Each week, we round up the most exciting film events happening in London over the coming week, from pop-ups and one-offs to regular film clubs, outdoor screenings and festivals. Here’s this week’s top five.
‘Gas Food Lodging’ + Ione Skye Q&A
The inimitable Ione Skye – artist, star of ‘River’s Edge’ and ‘Say Anything…’ and former Beastie bride – comes to the Genesis to discuss Allison Anders’s extraordinary US indie as part of the Genesis’s year of films directed by women. Nora (Brooke Adams) waits tables and scrapes by, single-handedly raising two teenage daughters (Skye and Fairuza Balk) in a clapped-out trailer. Far from gloomy fare, this offers humour, wry observation and sympathetic characterisation. Without patronising her characters Anders captures the frustrations of both generations. Delightfully oddball and strangely sane.
Genesis Cinema, 93–95 Mile End Rd, E1 4UJ. Thu Feb 23, 6.30pm. £8, £7 concs.
‘Hairspray’ + ‘Multiple Maniacs’
A pair of john Waters’s most gloriously trashy epics. The relatively commercial ‘Hairspray’ is a retro schlock-fancier’s delight. Tracy Turnblad (Ricki Lake), teen offspring of Edna (Divine), dreams of winning the dance crown on The Corny Collins Show on TV, but falls foul of bitchy queen-of-the-hop Amber and her grotesquely unscrupulous parents. In ‘Multiple Maniacs’, Divine presides over a travelling show called The Cavalcade of Perversion, which lures in punters with the promise of fetish acts before robbing them at gunpoint.
Rio, 107 Kingsland High St, E8 2PB. Sun Feb 26, 2.30pm. £11, £9 concs.
Audience Choice: ‘Saturday Night Fever’
It was sold as a disco movie for party people, but this is really about Growing Up – which the movie interprets as Growing Out of a Disco Mentality and into Personal Relationships. The relationship between Tony (John Travolta) and Stephanie (Karen Lynn Gorney) is suitably angst-ridden, but like almost everything else in the movie, it’s played dead straight. The result is a film that’s darker than you remember, and a fitting (if decidedly white-skinned) tribute to the greatest drug-culture movement of the 1970s.

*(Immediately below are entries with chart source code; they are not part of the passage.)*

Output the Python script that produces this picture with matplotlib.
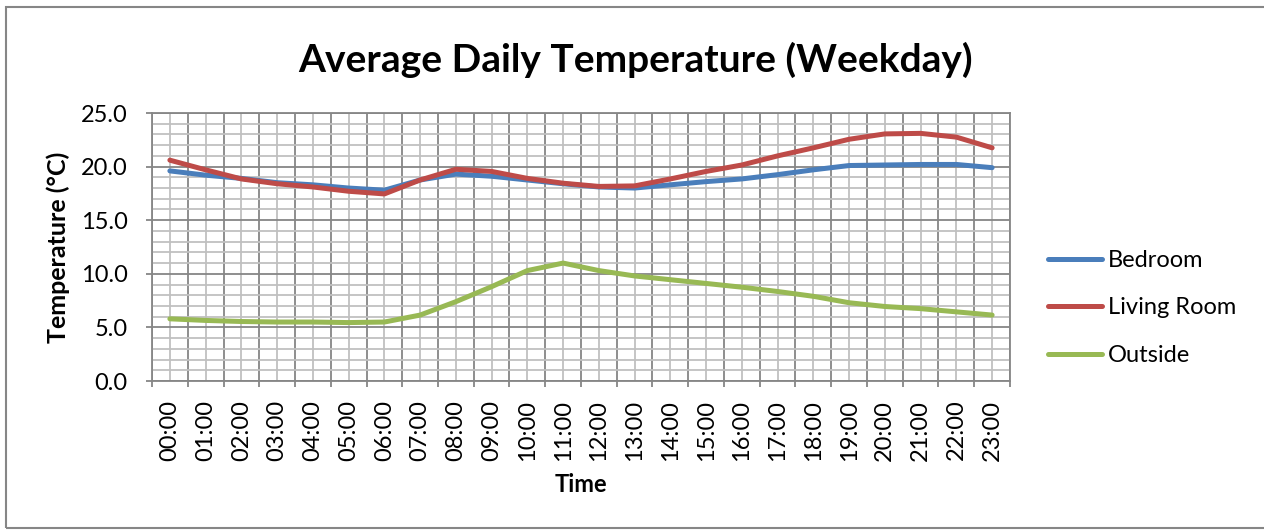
import matplotlib.pyplot as plt
from matplotlib.patches import Rectangle
from matplotlib.ticker import MultipleLocator, FixedLocator

# data
hours = ['%02d:00' % h for h in range(24)]
bedroom = [19.6, 19.2, 18.9, 18.5, 18.3, 18.0, 17.8, 18.75, 19.3, 19.1, 18.75, 18.4,
           18.1, 18.0, 18.3, 18.6, 18.85, 19.25, 19.7, 20.1, 20.15, 20.2, 20.2, 19.9]
living_room = [20.6, 19.7, 18.85, 18.4, 18.1, 17.7, 17.45, 18.75, 19.75, 19.55, 18.9, 18.45,
               18.15, 18.2, 18.85, 19.55, 20.15, 21.0, 21.75, 22.55, 23.05, 23.1, 22.75, 21.75]
outside = [5.8, 5.65, 5.55, 5.5, 5.5, 5.45, 5.5, 6.15, 7.4, 8.8, 10.3, 11.0,
           10.3, 9.8, 9.45, 9.1, 8.75, 8.35, 7.9, 7.3, 6.95, 6.75, 6.45, 6.15]
yticks = [0, 5, 10, 15, 20, 25]

plt.rcParams['font.family'] = ['Lato', 'DejaVu Sans']

W, H = 1264, 531
fig = plt.figure(figsize=(W / 100, H / 100), dpi=100)
ax = fig.add_axes([152 / W, 1 - 381 / H, (1010 - 152) / W, (381 - 113) / H])

major_c = '#868686'
minor_c = '#c0c0c0'
fs = 17

x = list(range(len(hours)))
ax.plot(x, bedroom, color='#4a7ebb', lw=3.6, label='Bedroom', solid_capstyle='round', zorder=3)
ax.plot(x, living_room, color='#be4b48', lw=3.6, label='Living Room', solid_capstyle='round', zorder=3)
ax.plot(x, outside, color='#98b954', lw=3.6, label='Outside', solid_capstyle='round', zorder=3)

ax.set_xlim(-0.5, len(hours) - 0.5)
ax.set_ylim(0, 25)

# category boundaries are the major ticks, labels sit on the minor ticks
ax.xaxis.set_major_locator(FixedLocator([i - 0.5 for i in range(len(hours) + 1)]))
ax.set_xticklabels([], minor=False)
ax.set_xticks(x, hours, minor=True, rotation=90, fontsize=fs)
ax.tick_params(axis='x', which='major', length=4.5, width=1.3, color=major_c)
ax.tick_params(axis='x', which='minor', length=0, pad=13.5)

ax.yaxis.set_minor_locator(MultipleLocator(1))
ax.set_yticks(yticks, ['%.1f' % v for v in yticks], fontsize=fs)
ax.tick_params(axis='y', which='major', length=4.5, width=1.3, color=major_c, pad=13)
ax.tick_params(axis='y', which='minor', length=0)

ax.grid(True, which='major', color=major_c, lw=1.3, zorder=1)
ax.grid(True, which='minor', color=minor_c, lw=1.3, zorder=0)
ax.set_axisbelow(True)
for s in ax.spines.values():
    s.set_color(major_c)
    s.set_linewidth(1.3)

ax.set_xlabel('Time', fontsize=fs, fontweight='bold')
ax.xaxis.set_label_coords(0.5, (381 - 473) / 268)
ax.set_ylabel('Temperature (°C)', fontsize=fs + 1, fontweight='bold', va='center')
ax.yaxis.set_label_coords((58 - 152) / 858, 0.5)

fig.text(636 / W, 1 - 60 / H, 'Average Daily Temperature (Weekday)', fontsize=28,
         fontweight='bold', ha='center', va='center')

ax.legend(loc='center left', bbox_to_anchor=(1048 / W, 1 - 308 / H),
          bbox_transform=fig.transFigure, frameon=False, fontsize=fs,
          borderaxespad=0, borderpad=0,
          handlelength=2.3, handletextpad=0.25, labelspacing=1.12)

# outer chart border
fig.patches.append(Rectangle((6 / W, 1 - 528 / H), 1.0, (528 - 7) / H,
                             transform=fig.transFigure, fill=False,
                             edgecolor='#868686', lw=1.5))

fig.savefig('out.png', dpi=100)
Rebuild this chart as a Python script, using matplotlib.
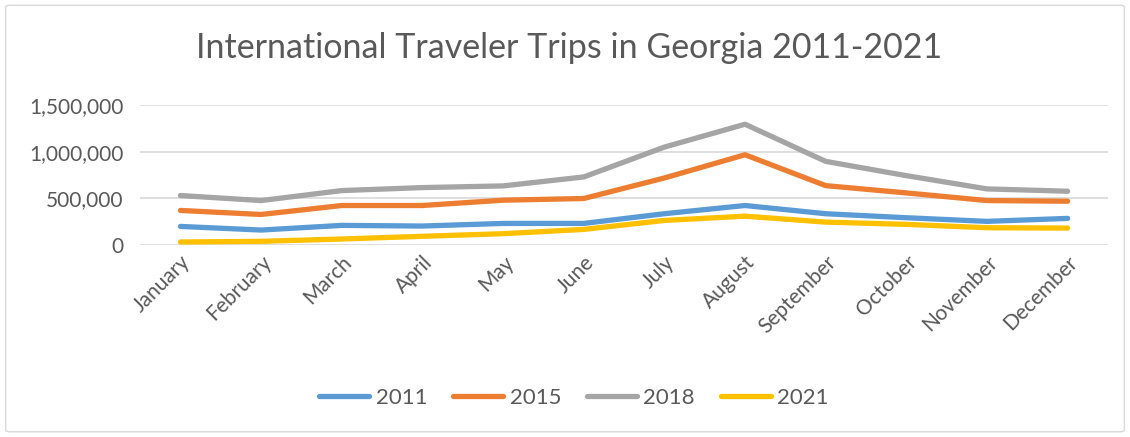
import matplotlib.pyplot as plt
from matplotlib.patches import FancyBboxPatch
from matplotlib.ticker import FuncFormatter

months = ['January', 'February', 'March', 'April', 'May', 'June', 'July',
          'August', 'September', 'October', 'November', 'December']
trips_2011 = [199000, 160000, 210000, 203000, 231000, 231000, 335000, 423000, 335000, 292000, 253000, 285000]
trips_2015 = [370000, 327000, 423000, 423000, 480000, 498000, 718000, 967000, 636000, 558000, 476000, 469000]
trips_2018 = [530000, 476000, 583000, 615000, 633000, 729000, 1049000, 1294000, 896000, 743000, 601000, 576000]
trips_2021 = [32000, 39000, 64000, 93000, 121000, 167000, 263000, 309000, 245000, 221000, 185000, 181000]
years = ['2011', '2015', '2018', '2021']
colors = ['#5B9BD5', '#ED7D31', '#A5A5A5', '#FFC000']

plt.rcParams['font.family'] = ['Lato', 'DejaVu Sans']
text_col = '#595959'

fig = plt.figure(figsize=(11.3, 4.37), dpi=100)
ax = fig.add_axes([0.124, 0.4394, 0.8565, 0.3203])

# outer border like the Excel chart area
fig.patches.append(FancyBboxPatch((0.005, 0.012), 0.99, 0.976, boxstyle='round,pad=0,rounding_size=0.004',
                                  transform=fig.transFigure, fill=False, edgecolor='#d9d9d9', linewidth=1))

x = list(range(len(months)))
for vals, yr, c in zip([trips_2011, trips_2015, trips_2018, trips_2021], years, colors):
    ax.plot(x, vals, color=c, linewidth=3.8, label=yr, solid_capstyle='round', solid_joinstyle='round')

ax.set_xlim(-0.5, 11.5)
ax.set_ylim(0, 1500000)
ax.set_yticks([0, 500000, 1000000, 1500000])
ax.yaxis.set_major_formatter(FuncFormatter(lambda v, p: f'{int(v):,}'))
ax.grid(axis='y', color='#d9d9d9', linewidth=1.2)
ax.set_axisbelow(True)
for s in ax.spines.values():
    s.set_visible(False)
ax.tick_params(length=0, colors=text_col, labelsize=15)
ax.tick_params(axis='y', pad=12)
ax.set_xticks(x)
ax.set_xticklabels(months, rotation=45, ha='right', va='top', rotation_mode='anchor')
ax.tick_params(axis='x', pad=5)

fig.text(0.504, 0.89, 'International Traveler Trips in Georgia 2011-2021', ha='center', va='center',
         fontsize=24.5, color=text_col)

fig.legend(loc='center', bbox_to_anchor=(0.508, 0.09), ncol=4, frameon=False, fontsize=16,
           handlelength=2.25, columnspacing=1.15, handletextpad=0.3, labelcolor=text_col)

fig.savefig('out.png', dpi=100)
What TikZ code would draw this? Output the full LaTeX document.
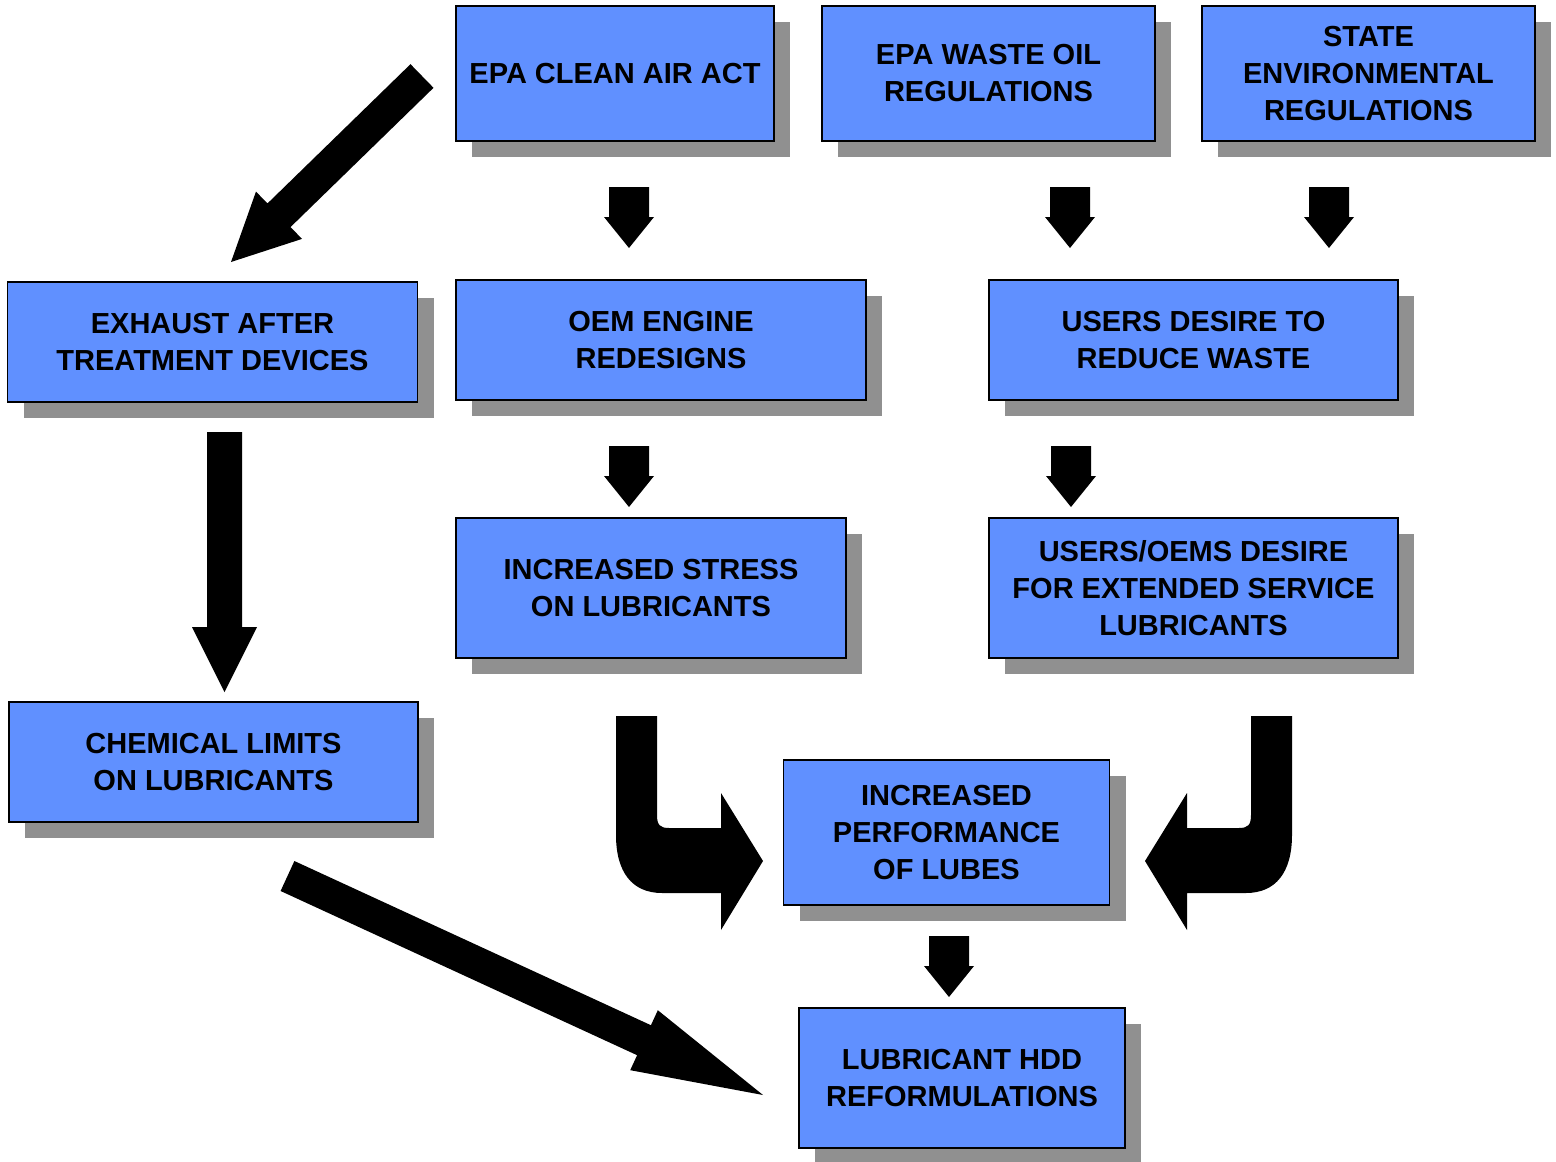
\documentclass[tikz,border=0pt]{standalone}
\usepackage{fontspec}
\setmainfont{Liberation Sans}
\usetikzlibrary{calc,shadows}
\definecolor{boxblue}{RGB}{96,144,255}
\definecolor{shade}{RGB}{144,144,144}
\newcommand\blockarrow[5]{%
  \coordinate (hb) at ($(#2)!#5!(#1)$);
  \fill ($(#1)!#3!90:(#2)$) -- ($(hb)!#3!-90:(#1)$) -- ($(hb)!#4!-90:(#1)$) -- (#2)
    -- ($(hb)!#4!90:(#1)$) -- ($(hb)!#3!90:(#1)$) -- ($(#1)!#3!-90:(#2)$) -- cycle;}
\newcommand\curlarrow{%
  \fill (616,716) -- (657,716) -- (657,815) .. controls (657,825) and (660,828) .. (669,828)
    -- (721,828) -- (721,793) -- (763,861) -- (721,930) -- (721,893) -- (662,893)
    .. controls (632,893) and (616,872) .. (616,835) -- cycle;}

\begin{document}
\begin{tikzpicture}[x=1pt,y=-1pt]
\tikzstyle{box}=[draw=black, line width=1.8pt, fill=boxblue, align=center, inner sep=2pt,
  font=\fontsize{29}{37}\selectfont\bfseries,
  drop shadow={shadow xshift=16pt, shadow yshift=-16pt, fill=shade, opacity=1}]
\useasboundingbox (0,0) rectangle (1556,1162);
\node (caa) [box, minimum width=318pt, minimum height=135pt] at (615,73.5) {EPA CLEAN AIR ACT};
\node (wor) [box, minimum width=333pt, minimum height=135pt] at (988.5,73.5) {EPA WASTE OIL\\REGULATIONS};
\node (ser) [box, minimum width=333pt, minimum height=135pt] at (1368.5,73.5) {STATE\\ENVIRONMENTAL\\REGULATIONS};
\node (ex) [box, minimum width=410pt, minimum height=120pt] at (212.5,342) {EXHAUST AFTER\\TREATMENT DEVICES};
\node (oem) [box, minimum width=410pt, minimum height=120pt] at (661,340) {OEM ENGINE\\REDESIGNS};
\node (uw) [box, minimum width=409pt, minimum height=120pt] at (1193.5,340) {USERS DESIRE TO\\REDUCE WASTE};
\node (st) [box, minimum width=390pt, minimum height=140pt] at (651,588) {INCREASED STRESS\\ON LUBRICANTS};
\node (ext) [box, minimum width=409pt, minimum height=140pt] at (1193.5,588) {USERS/OEMS DESIRE\\FOR EXTENDED SERVICE\\LUBRICANTS};
\node (chem) [box, minimum width=409pt, minimum height=120pt] at (213.5,762) {CHEMICAL LIMITS\\ON LUBRICANTS};
\node (perf) [box, minimum width=326pt, minimum height=145pt] at (946.5,832.5) {INCREASED\\PERFORMANCE\\OF LUBES};
\node (hdd) [box, minimum width=326pt, minimum height=140pt] at (962,1078) {LUBRICANT HDD\\REFORMULATIONS};
\coordinate (t1) at (629,187); \coordinate (h1) at (629,248);
\coordinate (t2) at (1070,187); \coordinate (h2) at (1070,248);
\coordinate (t3) at (1329,187); \coordinate (h3) at (1329,248);
\coordinate (t4) at (629,446); \coordinate (h4) at (629,507);
\coordinate (t5) at (1071,446); \coordinate (h5) at (1071,507);
\coordinate (t6) at (949,936); \coordinate (h6) at (949,997);
\coordinate (t7) at (422,76); \coordinate (h7) at (231,262);
\coordinate (t8) at (224.5,432); \coordinate (h8) at (224.5,692);
\coordinate (t9) at (287.5,876); \coordinate (h9) at (763,1095);
\foreach \i in {1,...,6} {\blockarrow{t\i}{h\i}{20pt}{25pt}{31pt}}
\blockarrow{t7}{h7}{16.5pt}{33pt}{67pt}
\blockarrow{t8}{h8}{17.5pt}{32.5pt}{65pt}
\blockarrow{t9}{h9}{16.5pt}{33pt}{131pt}
\curlarrow
\begin{scope}[xshift=1908pt, xscale=-1]
\curlarrow
\end{scope}
\end{tikzpicture}
\end{document}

BFI Southbank, Belvedere Rd, SE1 8XT. Sun Feb 26, 8.40pm. £8.35–£11.75.
‘Easy Rider’ + ‘Electra Glide in Blue’
A double bill of hippie-era motorcycle nightmares. ‘Electra Glide in Blue’ was a striking one-off by former record producer James William Guercio. It’s a weirdly funny black comedy about an undersized cop, barely five feet tall but nursing a dream of becoming a Clint Eastwood hero. The message may be a little naïve when he finally opts for humanity rather than authoritarianism, but the film has an extraordinary texture, peeling away layer after layer to reveal dark depths of loneliness and despair. ‘Easy Rider’ is, of course, a simplistic but memorable amalgam of travelogue and the zoom lens, as beatific Peter Fonda goes looking for America.
Prince Charles Cinema, 7 Leicester Place, WC2H 7BP. Mon Feb 27, 6.30pm. £7.50.
Kelly Reichardt double bill: ‘Old Joy’ + ‘Wendy & Lucy’
To celebrate the release of Kelly Reichardt’s dazzling latest, ‘Certain Women’, the Picturehouses are screening her earlier films as a series of double bills. Based on a short story by co-screenwriter Jonathan Raymond, ‘Old Joy’ follows two old buddies on a weekend away. But the steady quietness of Reichardt’s approach lends a tension and wonder to the long shots of winding road, forest wildlife, and pensive faces in repose. ‘Wendy and Lucy’ is still Reichardt’s best film, the heartbreaking story of a lost girl (Michelle Williams) and her lost dog.
Picturehouse Central, 20–24 Shaftesbury Ave, W1D 7DH. Sun Feb 26, 1pm. £20.